Ainsi, la non réalisation de la Ligne 18 serait plutôt salutaire pour le cluster Paris-Saclay, puisqu'elle obligerait les porteurs du projet de ramener leurs ambitions d'urbanisation à de plus justes proportions, tant sur le plan du développement économique que sur celui de l'extension démographique. Au lieu d'encourager le développement économique au sein du cluster (qui y compte pour 38 % des surfaces à construire selon les prévisions actuelles), elle inciterait davantage à se tourner vers le parc d'activités de Courtaboeuf, en le traitant comme une partie intégrante du cluster pour tout ce qui concerne le développement économique et, par conséquent, d'arrêter de chercher à attirer des entreprises au sein du cluster. Le parc de Courtaboeuf, en cours de rénovation, est l'un des plus grands d'Europe et possède en outre une réserve d'extension.

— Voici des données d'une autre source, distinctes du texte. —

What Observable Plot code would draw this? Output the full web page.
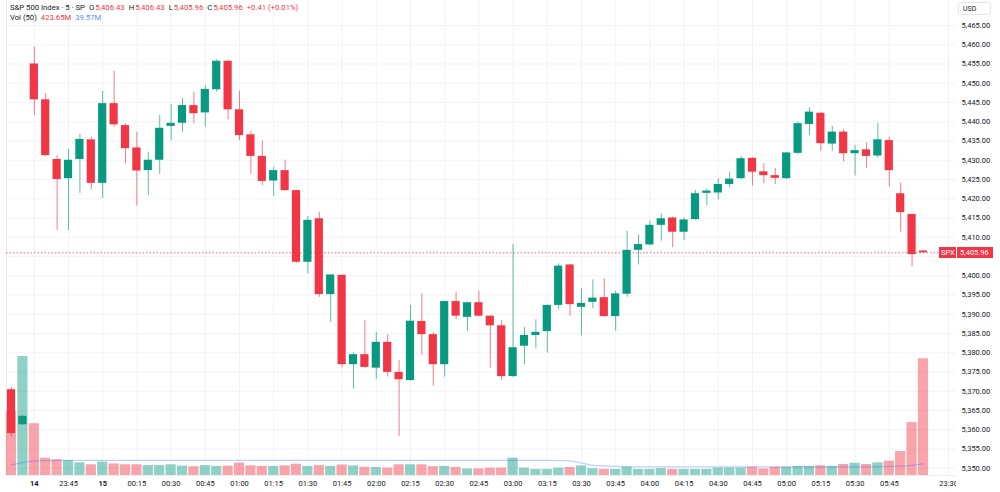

La non réalisation de la Ligne 18 serait également bénéfique pour le développement d'une vie locale au sein du cluster – condition vitale pour son attractivité –, puisqu'une liaison rapide entre le campus et le centre de Paris orienterait les étudiants et chercheurs y résidant vers les attractions parisiennes au lieu de les inciter à participer à des activités de loisir et de culture développées au sein de leur bassin de vie. Pour que s'y développe une vie locale, il est certes nécessaire de s'appuyer sur l'implantation d'une population locale, mais cela n'oblige aucunement à s'abandonner au gigantisme en y créant une ville nouvelle de 35 000 habitants, comme cela est prévu actuellement.
Au total, il n'y a pas d'effet positif de l'arrivée de la Ligne 18 sur la réussite du cluster Paris-Saclay ; au contraire, ses chances de succès seraient plutôt renforcées par l'absence de la Ligne 18.
Désormais, il est donc plus que jamais urgent d'élaborer des solutions alternatives de desserte du cluster, à la fois plus pertinentes, moins onéreuses et plus rapides à réaliser.